MacDowell is referring to the 2017 study in which Phyllis Zee, a neurologist at Northwestern University, used pink noise to enhance deep sleep in older adults in an attempt to improve their memory, the hope here being that pink noise may hold a key to unlocking new treatments to prevent diseases like Alzheimer’s and Parkinson’s. Via their pink noise experiments, Zee and colleagues were able to stimulate the brain’s delta oscillations, which characterize deep sleep, and this resulted in a 25–30% improvement in participants’ recall of word pairs they learned the night before in comparison with a placebo treatment.

However, it must be noted that research around pink noise is still minimal. And, as Fish tells us, “it is highly recommended to try both [white and pink noise] and see what is best for your personal make up.”
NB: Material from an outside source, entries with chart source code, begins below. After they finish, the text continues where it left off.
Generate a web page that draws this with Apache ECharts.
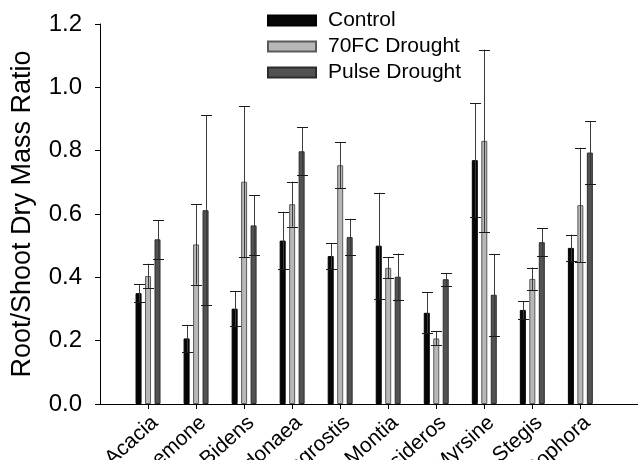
<!DOCTYPE html>
<html>
<head>
<meta charset="utf-8">
<script src="https://cdn.jsdelivr.net/npm/echarts@6/dist/echarts.min.js"></script>
<style>
html,body{margin:0;padding:0;background:#fff;}
#chart{width:638px;height:460px;}
</style>
</head>
<body>
<div id="chart"></div>
<script>
// ---- data ----
var categories = ['Acacia','Argemone','Bidens','Dodonaea','Eragrostis','Montia','Metrosideros','Myrsine','Stegis','Sophora'];
var seriesNames = ['Control','70FC Drought','Pulse Drought'];
var control    = [0.350, 0.207, 0.301, 0.516, 0.467, 0.500, 0.288, 0.770, 0.297, 0.493];
var controlErr = [0.028, 0.043, 0.056, 0.091, 0.040, 0.167, 0.065, 0.179, 0.028, 0.042];
var fc70       = [0.404, 0.504, 0.702, 0.631, 0.754, 0.430, 0.207, 0.831, 0.395, 0.628];
var fc70Err    = [0.039, 0.127, 0.238, 0.071, 0.073, 0.033, 0.022, 0.288, 0.036, 0.181];
var pulse      = [0.520, 0.612, 0.564, 0.798, 0.527, 0.402, 0.394, 0.345, 0.511, 0.794];
var pulseErr   = [0.061, 0.300, 0.095, 0.076, 0.058, 0.073, 0.020, 0.129, 0.044, 0.099];
var yTicks = [0, 0.2, 0.4, 0.6, 0.8, 1.0, 1.2];

// ---- build ----
var FONT = '"Liberation Sans", Arial, sans-serif';
var positions = categories.map(function(c, i){ return i + 1; });
var means = [control, fc70, pulse];
var errs = [controlErr, fc70Err, pulseErr];
var fills = ['#060606', '#b7b7b7', '#525252'];
var borders = ['#000000', '#5a5a5a', '#2c2c2c'];
var pxOffsets = [-9.5, 0, 9.5];
var BAR_W = 6;

var series = [];
for (var s = 0; s < 3; s++) {
  series.push({
    name: seriesNames[s],
    type: 'bar',
    barWidth: BAR_W,
    barGap: '58%',
    itemStyle: {color: fills[s], borderColor: borders[s], borderWidth: 1},
    data: positions.map(function(p, i){ return [p, means[s][i]]; }),
    z: 2
  });
}
for (var s2 = 0; s2 < 3; s2++) {
  (function(k){
    series.push({
      type: 'custom',
      z: 5,
      silent: true,
      data: positions.map(function(p, i){ return [p, means[k][i], errs[k][i]]; }),
      renderItem: function(params, api){
        var x = api.value(0), m = api.value(1), e = api.value(2);
        var top = api.coord([x, m + e]);
        var bot = api.coord([x, m - e]);
        var cx = Math.round(top[0] + pxOffsets[k]) + 0.5;
        var half = 5.5;
        var st = {stroke: '#1a1a1a', lineWidth: 1};
        return {
          type: 'group',
          children: [
            {type:'line', shape:{x1:cx, y1:top[1], x2:cx, y2:bot[1]}, style:{stroke:'#3a3a3a', lineWidth:1}},
            {type:'line', shape:{x1:cx-half, y1:Math.round(top[1])+0.5, x2:cx+half, y2:Math.round(top[1])+0.5}, style:st},
            {type:'line', shape:{x1:cx-half, y1:Math.round(bot[1])+0.5, x2:cx+half, y2:Math.round(bot[1])+0.5}, style:st}
          ]
        };
      }
    });
  })(s2);
}

var chart = echarts.init(document.getElementById('chart'), null, {renderer: 'canvas'});
chart.setOption({
  animation: false,
  backgroundColor: '#ffffff',
  textStyle: {fontFamily: FONT},
  legend: {
    data: seriesNames,
    orient: 'vertical',
    left: 267,
    top: 10,
    padding: 0,
    itemWidth: 48,
    itemHeight: 10,
    itemGap: 5,
    icon: 'rect',
    selectedMode: false,
    textStyle: {fontFamily: FONT, fontSize: 21, color: '#000', padding: [0, 0, 0, 7]}
  },
  grid: {left: 100, right: 0, top: 24, bottom: 56, containLabel: false, outerBoundsMode: 'none'},
  xAxis: {
    type: 'value',
    min: 0,
    max: 11.2,
    splitLine: {show: false},
    axisLine: {show: true, onZero: false, lineStyle: {color: '#000', width: 1}},
    axisTick: {show: true, length: 5, inside: false, customValues: positions, lineStyle: {color: '#000'}},
    axisLabel: {
      customValues: positions,
      rotate: 42,
      align: 'right',
      verticalAlign: 'top',
      margin: 8,
      fontFamily: FONT,
      fontSize: 21,
      color: '#000',
      formatter: function(v){ return categories[Math.round(v) - 1] || ''; }
    }
  },
  yAxis: {
    type: 'value',
    min: 0,
    max: 1.2,
    interval: 0.2,
    name: 'Root/Shoot Dry Mass Ratio',
    nameLocation: 'middle',
    nameRotate: 90,
    nameGap: 64,
    nameTextStyle: {fontFamily: FONT, fontSize: 27, color: '#000'},
    splitLine: {show: false},
    axisLine: {show: true, lineStyle: {color: '#000', width: 1}},
    axisTick: {show: true, length: 5, lineStyle: {color: '#000'}},
    axisLabel: {
      fontFamily: FONT, fontSize: 24, color: '#000', margin: 18,
      customValues: yTicks,
      formatter: function(v){ return v.toFixed(1); }
    }
  },
  series: series
});
</script>
</body>
</html>
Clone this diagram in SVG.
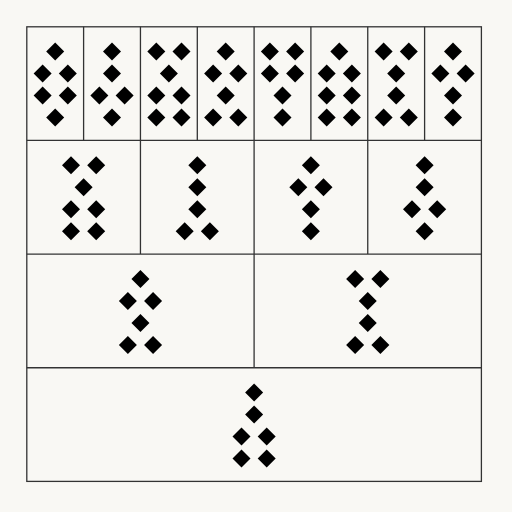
<svg xmlns="http://www.w3.org/2000/svg" xmlns:xlink="http://www.w3.org/1999/xlink" width="512" height="512" viewBox="0 0 512 512">
<defs>
<style>
.ln{fill:none;stroke:#333;stroke-width:1.3}
.dot{fill:#000}
</style>
<path id="d" class="dot" d="M0,-9 L9,0 L0,9 L-9,0Z"/>
<g id="s1"><use xlink:href="#d"/></g>
<g id="s2"><use xlink:href="#d" x="-12.6"/><use xlink:href="#d" x="12.6"/></g>
</defs>
<rect width="512" height="512" fill="#f9f8f4"/>
<g id="grid" class="ln">
<rect x="26.8" y="26.8" width="454.6" height="454.6"/>
<path d="M26.8,140.45H481.4M26.8,254.1H481.4M26.8,367.75H481.4"/>
<path d="M83.6,26.8V140.45M140.45,26.8V254.1M197.3,26.8V140.45M254.1,26.8V367.75M310.9,26.8V140.45M367.75,26.8V254.1M424.6,26.8V140.45"/>
</g>
<g id="fig1" transform="translate(55.2,83.6)"><use xlink:href="#s1" y="-32"/><use xlink:href="#s2" y="-10"/><use xlink:href="#s2" y="12"/><use xlink:href="#s1" y="34"/></g>
<g id="fig2" transform="translate(112,83.6)"><use xlink:href="#s1" y="-32"/><use xlink:href="#s1" y="-10"/><use xlink:href="#s2" y="12"/><use xlink:href="#s1" y="34"/></g>
<g id="fig3" transform="translate(168.9,83.6)"><use xlink:href="#s2" y="-32"/><use xlink:href="#s1" y="-10"/><use xlink:href="#s2" y="12"/><use xlink:href="#s2" y="34"/></g>
<g id="fig4" transform="translate(225.7,83.6)"><use xlink:href="#s1" y="-32"/><use xlink:href="#s2" y="-10"/><use xlink:href="#s1" y="12"/><use xlink:href="#s2" y="34"/></g>
<g id="fig5" transform="translate(282.5,83.6)"><use xlink:href="#s2" y="-32"/><use xlink:href="#s2" y="-10"/><use xlink:href="#s1" y="12"/><use xlink:href="#s1" y="34"/></g>
<g id="fig6" transform="translate(339.3,83.6)"><use xlink:href="#s1" y="-32"/><use xlink:href="#s2" y="-10"/><use xlink:href="#s2" y="12"/><use xlink:href="#s2" y="34"/></g>
<g id="fig7" transform="translate(396.2,83.6)"><use xlink:href="#s2" y="-32"/><use xlink:href="#s1" y="-10"/><use xlink:href="#s1" y="12"/><use xlink:href="#s2" y="34"/></g>
<g id="fig8" transform="translate(453,83.6)"><use xlink:href="#s1" y="-32"/><use xlink:href="#s2" y="-10"/><use xlink:href="#s1" y="12"/><use xlink:href="#s1" y="34"/></g>
<g id="fig9" transform="translate(83.6,197.3)"><use xlink:href="#s2" y="-32"/><use xlink:href="#s1" y="-10"/><use xlink:href="#s2" y="12"/><use xlink:href="#s2" y="34"/></g>
<g id="fig10" transform="translate(197.3,197.3)"><use xlink:href="#s1" y="-32"/><use xlink:href="#s1" y="-10"/><use xlink:href="#s1" y="12"/><use xlink:href="#s2" y="34"/></g>
<g id="fig11" transform="translate(310.9,197.3)"><use xlink:href="#s1" y="-32"/><use xlink:href="#s2" y="-10"/><use xlink:href="#s1" y="12"/><use xlink:href="#s1" y="34"/></g>
<g id="fig12" transform="translate(424.6,197.3)"><use xlink:href="#s1" y="-32"/><use xlink:href="#s1" y="-10"/><use xlink:href="#s2" y="12"/><use xlink:href="#s1" y="34"/></g>
<g id="fig13" transform="translate(140.45,310.9)"><use xlink:href="#s1" y="-32"/><use xlink:href="#s2" y="-10"/><use xlink:href="#s1" y="12"/><use xlink:href="#s2" y="34"/></g>
<g id="fig14" transform="translate(367.75,310.9)"><use xlink:href="#s2" y="-32"/><use xlink:href="#s1" y="-10"/><use xlink:href="#s1" y="12"/><use xlink:href="#s2" y="34"/></g>
<g id="fig15" transform="translate(254.1,424.6)"><use xlink:href="#s1" y="-32"/><use xlink:href="#s1" y="-10"/><use xlink:href="#s2" y="12"/><use xlink:href="#s2" y="34"/></g>
</svg>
To introduce pink noise to your bedtime routine, there are several apps currently on the market that could be life-changing. For those who use Google Play, this “Brown Noise, Pink Noise, and White Noise” app has a 4.8-star rating based on 934 reviews. And this “White & Pink Noise” app on Apple’s App Store has a 4.4-star rating with 348 reviews. Any nature-sound apps should also work pink-noise wonders. You can also purchase a pink noise machine, similar to the more common white noise machines.

And FYI, MacDowell recommends that “pink noise from apps or machines should be kept at a moderate level that won’t damage hearing.” Noted.

So, if white noise hasn’t really been doing you any favors, or if you’re looking to try something different (and perhaps more effective), give the pink noise phenomenon a try. You may just end up having the best sleep of your life.